The Atlanta City Council on Monday will decide whether to allow one of the largest projects along the Beltline and Piedmont Park to move forward.
The 15-member council will consider whether to rezone the Amsterdam Walk property near Monroe Drive to allow for more dense residential development. The roughly 11-acre site is currently zoned for large commercial buildings, including office towers, but Atlanta-based developer Portman Holdings envisions a mixed-use project, including up to 1,100 apartments.
Portman’s site plan features nearly 1.2 million square feet of development, including roughly 150,000 square feet of commercial and retail space alongside public plazas. Most of the property is owned by Halpern Enterprises, but a 2-acre slice is city-owned land included within the site plan.
The proposal has sparked controversy among neighborhood groups, urbanists and Atlanta residents who are divided by the project’s density, height and potential for worsening traffic.

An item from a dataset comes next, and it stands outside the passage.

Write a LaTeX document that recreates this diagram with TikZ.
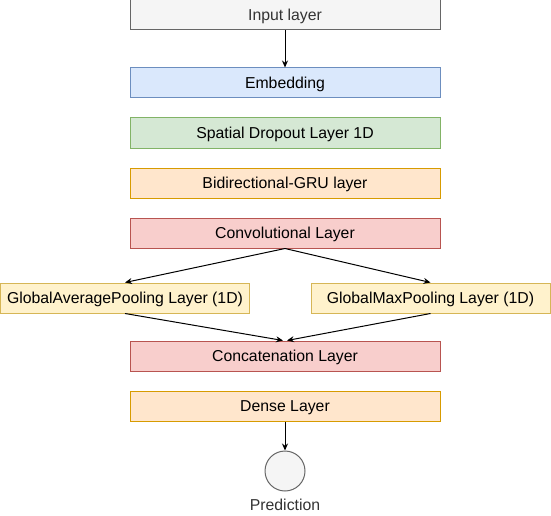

The project will need a majority vote from the council to progress.
“This vote represents the culmination of years of engagement with the community and a sincere effort to find common ground,” said Mike Greene, Portman’s vice president of development. “We believe the final proposal reflects a thoughtful balance — preserving neighborhood character while providing urgently needed affordable housing, and retail opportunities. It’s a chance to deliver something truly meaningful for the broader Atlanta community.”
Credit: Courtesy Portman Holdings, SOM Architects
Credit: Courtesy Portman Holdings, SOM Architects
Project opponents in the Morningside-Lenox Park and Virginia Highland neighborhoods have coalesced with a grassroots group called A Better Amsterdam Walk, creating a petition that has amassed more than 2,000 signatures.
Charlie Kaften, a resident leading the pushback, wrote on Facebook, “Our message has been clear from the beginning: The community supports sensible, feasible development.” He argues the project could clog nearby roads and is too dense.
The Virginia-Highland Civic Association and Morningside-Lenox Park Association both endorsed the project, but the latter later retracted its support. In a recent letter to council members, MLPA president Marla Johnson said, “The current proposal for Amsterdam Walk under review is not the project we negotiated with Portman Holdings nor the plans that we approved.”
Credit: Zachary Hansen
Credit: Zachary Hansen
“In our view, approval by the City Council of Portman Holdings’ plan would set a dangerous precedent for the city that will forever change how developers operate going forward,” the letter continued. The plan has undergone multiple tweaks since 2023, including lowering the tallest building heights from 17 stories to nine.
Neighborhood Planning Unit F, which includes both neighborhoods, voted 77% against endorsing the proposal last year. The project also either received a recommendation to deny or no recommendation from other city boards intended to advise the council ahead of rezoning votes.
Council members Alex Wan, Matt Westmoreland and Mary Norwood have publicly said they will vote against the project, according to Rough Draft Atlanta.
Project supporters say the residential density will inject much-needed affordable housing into an expensive part of the city, a goal of both Mayor Andre Dickens and Beltline leadership. Between 220 and 240 apartments will be reserved at rates below market rate. Roughly 19,000 square feet of ground-floor retail space will also be reserved at a 30% discount for tenants.
The site’s current zoning allows for roughly the same density, but vastly more commercial space (about 750,000 square feet) and 330 apartments. It also allows for 2,650 parking spaces, which Portman’s plan reduces to 1,435.
“The property is already zoned for high-density commercial use, so we weren’t asking for more,” Greene said. “We were asking for something different.”
Credit: NATRICE MILLER
Credit: NATRICE MILLER
He lamented the controversy the project plan has generated, saying it has spurred a lot of misinformation about the project’s details, which are on a website the developer created.
If the council rejects the proposal, Greene said the next most likely step will be for Halpern Enterprises to explore development options within the land’s current zoning.
The existing zoning entitlements “have real value,” Green said. He added that some of the project’s neighbors “held expectations for a dramatically lower-density outcome that, while well-intentioned, didn’t reflect the site’s legal reality.”
When is the vote?
The Atlanta City Council will consider Portman Holdings’ proposal to rezone Amsterdam Walk for its development plan during its April 21 meeting, which begins at 1 p.m.
The meeting will take place in-person at Atlanta City Hall and will be streamed both on Channel 26 and the city’s YouTube channel.